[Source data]
━━━━━━━━━━━━━━━━━━━━━━━━━━━━━━

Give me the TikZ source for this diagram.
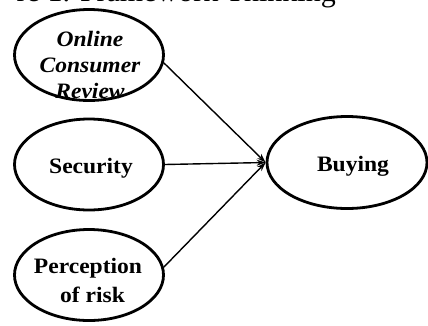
\documentclass[tikz,border=0pt]{standalone}
\usepackage{fontspec}
\setmainfont{Liberation Serif}
\newfontfamily\lblfont[FakeStretch=1.07]{Liberation Serif}
\usetikzlibrary{shapes.geometric,arrows.meta}
\tikzset{
  construct/.style={ellipse, draw, line width=2.8pt, inner sep=0pt,
    minimum width=149pt, minimum height=91pt},
  lbl/.style={align=center, inner sep=0pt,
    font=\lblfont\fontsize{22}{26}\selectfont\bfseries},
  link/.style={line width=1.4pt, -{Stealth[length=9pt,width=6pt]}}
}
\begin{document}
\begin{tikzpicture}[x=1pt,y=-1pt]
  \clip (0,0) rectangle (428,325);
  \useasboundingbox (0,0) rectangle (428,325);

  % caption line above the figure
  \node[anchor=base east, inner sep=0pt, font=\fontsize{30}{34}\selectfont]
    (caption) at (336,1) {re 1. Framework Thinking};

  % the four constructs
  \node[construct] (ocr)  at (89,55)  {};
  \node[construct] (sec)  at (89,164.5) {};
  \node[construct] (risk) at (89,275) {};
  \node[construct, minimum width=160pt, minimum height=92pt] (buy) at (347,162.5) {};

  \node[lbl, font=\lblfont\fontsize{22}{26}\selectfont\bfseries\itshape]
    (ocrtext) at (90,65) {Online\\Consumer\\Review};
  \node[lbl] (sectext)  at (91,168) {Security};
  \node[lbl, font=\lblfont\fontsize{22}{29}\selectfont\bfseries]
    (risktext) at (88,280) {Perception\\\hspace*{9pt}of risk};
  \node[lbl] (buytext)  at (353,166) {Buying};

  % paths into the outcome
  \draw[link] (ocr.-6)  -- (buy.west);
  \draw[link] (sec.east) -- (buy.west);
  \draw[link] (risk.6)  -- (buy.west);
\end{tikzpicture}
\end{document}
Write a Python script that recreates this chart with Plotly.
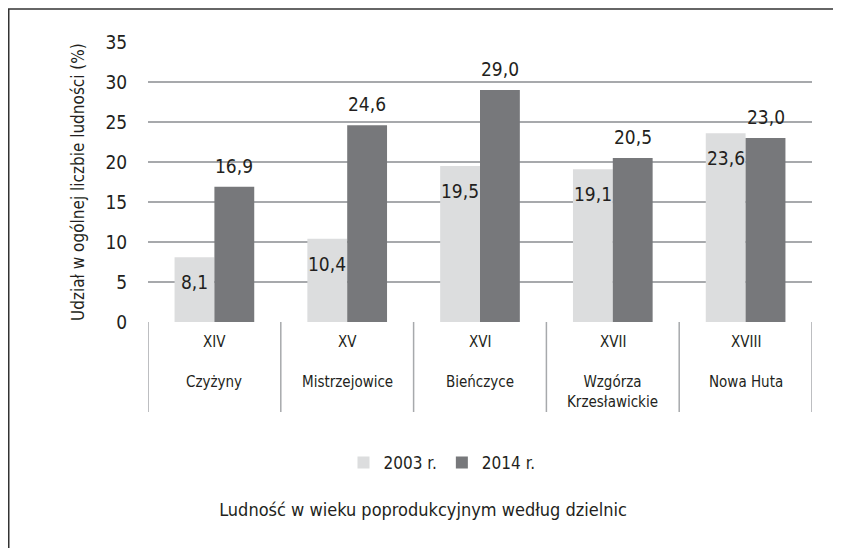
import plotly.graph_objects as go

roman = ["XIV", "XV", "XVI", "XVII", "XVIII"]
districts = ["Czyżyny", "Mistrzejowice", "Bieńczyce", "Wzgórza<br>Krzesławickie", "Nowa Huta"]
vals_2003 = [8.1, 10.4, 19.5, 19.1, 23.6]
vals_2014 = [16.9, 24.6, 29.0, 20.5, 23.0]
series_names = ["2003 r.", "2014 r."]
y_ticks = [0, 5, 10, 15, 20, 25, 30, 35]
y_title = "Udział w ogólnej liczbie ludności (%)"
chart_title = "Ludność w wieku poprodukcyjnym według dzielnic"

FONT = "Liberation Sans Narrow, DejaVu Sans Condensed, sans-serif"
TXT = "#231f20"
LIGHT = "#dcddde"
DARK = "#77787b"
GRID = "#a7a9ac"

W, H = 841, 548
OFF = 8  # page body margin of the browser
# target screen pixel positions of the plot area
SL, SR, ST, SB = 148, 812, 42, 322
L, R, T, B = SL - OFF, SR - OFF, ST - OFF, SB - OFF
pw, ph = R - L, B - T


def px_x(p):  # screen x -> paper x
    return (p - OFF - L) / pw


def px_y(p):  # screen y -> paper y
    return (B - (p - OFF)) / ph


BARGAP = 0.4
cats = list(range(len(roman)))

fig = go.Figure()
fig.add_trace(go.Bar(x=cats, y=vals_2003, name=series_names[0], marker_color=LIGHT,
                     marker_line_width=0))
fig.add_trace(go.Bar(x=cats, y=vals_2014, name=series_names[1], marker_color=DARK,
                     marker_line_width=0))

half = (1 - BARGAP) / 4
annotations = []
for i, (a, b) in enumerate(zip(vals_2003, vals_2014)):
    annotations.append(dict(x=i - half, y=a, xref="x", yref="y", text=f"{a:.1f}".replace(".", ","),
                            showarrow=False, yshift=-25, font=dict(size=19, color=TXT, family=FONT)))
    annotations.append(dict(x=i + half, y=b, xref="x", yref="y", text=f"{b:.1f}".replace(".", ","),
                            showarrow=False, yshift=21, font=dict(size=19, color=TXT, family=FONT)))
    annotations.append(dict(x=i, y=px_y(342), xref="x", yref="paper", text=roman[i],
                            showarrow=False, yanchor="middle", font=dict(size=15, color=TXT, family=FONT)))
    annotations.append(dict(x=i, y=px_y(371), xref="x", yref="paper", text=districts[i],
                            showarrow=False, yanchor="top", font=dict(size=15, color=TXT, family=FONT)))

annotations.append(dict(x=px_x(66), y=0.5, xref="paper", yref="paper", text=y_title, textangle=-90,
                        showarrow=False, font=dict(size=17, color=TXT, family=FONT)))

shapes = []
for i in range(len(roman) + 1):
    shapes.append(dict(type="line", xref="x", yref="paper", x0=i - 0.5, x1=i - 0.5,
                       y0=0, y1=px_y(412), line=dict(color=GRID, width=1.5)))
# outer frame (left and top edges)
shapes.append(dict(type="line", xref="paper", yref="paper", x0=px_x(8.75), x1=px_x(8.75),
                   y0=px_y(9), y1=px_y(570), line=dict(color="#333333", width=1.5)))
shapes.append(dict(type="line", xref="paper", yref="paper", x0=px_x(8), x1=px_x(870),
                   y0=px_y(9), y1=px_y(9), line=dict(color="#333333", width=1.5)))

fig.update_layout(
    width=W, height=H,
    margin=dict(l=L, r=W - R, t=T, b=H - B, autoexpand=False),
    paper_bgcolor="white", plot_bgcolor="white",
    barmode="group", bargap=BARGAP, bargroupgap=0,
    font=dict(family=FONT, color=TXT, size=18),
    title=dict(text=chart_title, x=(423 - OFF) / W, xref="container", y=1 - (510 - OFF) / H,
               yref="container", xanchor="center", yanchor="middle",
               font=dict(size=18, color=TXT, family=FONT)),
    xaxis=dict(range=[-0.5, len(roman) - 0.5], showticklabels=False, showgrid=False,
               zeroline=False, showline=False, ticks="", fixedrange=True),
    yaxis=dict(range=[0, 35], tickvals=y_ticks, showgrid=True, gridcolor=GRID, gridwidth=1.5,
               zeroline=False, showline=False, ticks="outside", ticklen=16,
               tickcolor="rgba(0,0,0,0)", tickfont=dict(size=19, color=TXT, family=FONT)),
    legend=dict(orientation="h", x=px_x(442), xanchor="center", y=px_y(463), yanchor="middle",
                font=dict(size=17, color=TXT, family=FONT), itemwidth=30, traceorder="normal",
                bgcolor="rgba(0,0,0,0)"),
    annotations=annotations,
    shapes=shapes,
    showlegend=True,
)

fig.write_html("out.html")
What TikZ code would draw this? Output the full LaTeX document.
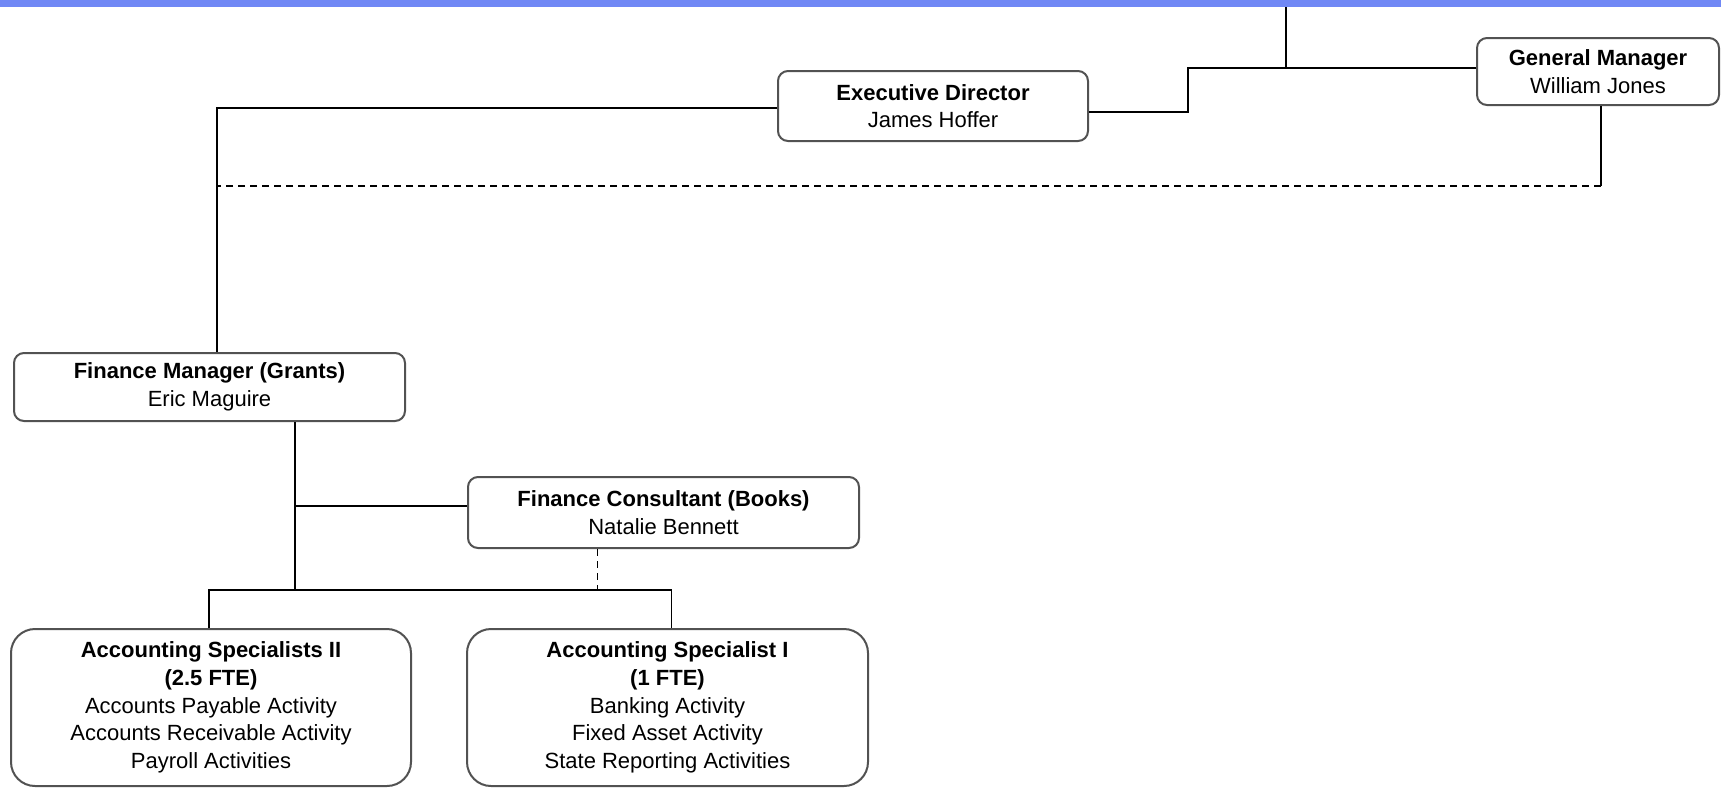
\documentclass[tikz,border=0pt]{standalone}
\usepackage{fontspec}
\setmainfont{Liberation Sans}
\begin{document}
\begin{tikzpicture}[x=1pt,y=-1pt,
  every node/.style={font=\fontsize{22}{27.7}\selectfont},
  rolebox/.style={draw=black!68, line width=2pt, rounded corners=10pt, fill=white,
    inner sep=0pt, align=center, text=black},
  bigbox/.style={rolebox, rounded corners=24pt},
  link/.style={draw=black, line width=1.5pt},
  dotlink/.style={link, dash pattern=on 7pt off 5pt}]
\useasboundingbox (0,0) rectangle (1721,788);
\definecolor{barblue}{RGB}{112,136,245}
\fill[barblue] (0,0) rectangle (1721,7);

% positions
\node[rolebox, minimum width=310pt, minimum height=70pt] (ED) at (933,106)
  {\textbf{Executive Director}\\James Hoffer};
\node[rolebox, minimum width=242pt, minimum height=67pt] (GM) at (1598,71.5)
  {\textbf{General Manager}\\William Jones};
\node[rolebox, minimum width=391pt, minimum height=68pt] (FM) at (209.5,387)
  {\textbf{Finance Manager (Grants)}\\Eric Maguire};
\node[rolebox, minimum width=391pt, minimum height=71pt] (FC) at (663.5,512.5)
  {\textbf{Finance Consultant (Books)}\\Natalie Bennett};
\node[bigbox, minimum width=400pt, minimum height=157pt] (AS2) at (211,707.5)
  {\textbf{Accounting Specialists II}\\\textbf{(2.5 FTE)}\\Accounts Payable Activity\\Accounts Receivable Activity\\Payroll Activities};
\node[bigbox, minimum width=401pt, minimum height=157pt] (AS1) at (667.5,707.5)
  {\textbf{Accounting Specialist I}\\\textbf{(1 FTE)}\\Banking Activity\\Fixed Asset Activity\\State Reporting Activities};

% junction points
\coordinate (bar) at (1286,7);
\coordinate (ja) at (1286,68);
\coordinate (jb) at (1188,68);
\coordinate (jc) at (1188,112);
\coordinate (jd) at (217,108);
\coordinate (je) at (1601,186);
\coordinate (jf) at (217,186);
\coordinate (jg) at (295,506);
\coordinate (jh) at (295,590);
\coordinate (ji) at (209,590);
\coordinate (jj) at (671.5,590);
\coordinate (jk) at (597.5,590);

% reporting lines
\draw[link] (bar) -- (ja);
\draw[link] (GM.west |- ja) -- (jb) -- (jc) -- (ED.east |- jc);
\draw[link] (ED.west |- jd) -- (jd) -- (FM.north -| jd);
\draw[link] (GM.south -| je) -- (je);
\draw[dotlink] (je) -- (jf);
\draw[link] (FM.south -| jg) -- (jh);
\draw[link] (jg) -- (FC.west |- jg);
\draw[link] (AS2.north -| ji) -- (ji) -- (jj) -- (AS1.north -| jj);
\draw[dotlink] (FC.south -| jk) -- (jk);
\end{tikzpicture}
\end{document}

━━━━━━━━━━━━━━━━━━━━━━━━━━━━━━

◆ Task prompt
Only the lines from the one with "Write a Python" through the one with "w wieku poprodukcyjnym", both included, go in the copy, exactly as written. Leave the pictures behind.

◆ Problem solution
Write a Python script that recreates this chart with Plotly.
import plotly.graph_objects as go

roman = ["XIV", "XV", "XVI", "XVII", "XVIII"]
districts = ["Czyżyny", "Mistrzejowice", "Bieńczyce", "Wzgórza<br>Krzesławickie", "Nowa Huta"]
vals_2003 = [8.1, 10.4, 19.5, 19.1, 23.6]
vals_2014 = [16.9, 24.6, 29.0, 20.5, 23.0]
series_names = ["2003 r.", "2014 r."]
y_ticks = [0, 5, 10, 15, 20, 25, 30, 35]
y_title = "Udział w ogólnej liczbie ludności (%)"
chart_title = "Ludność w wieku poprodukcyjnym według dzielnic"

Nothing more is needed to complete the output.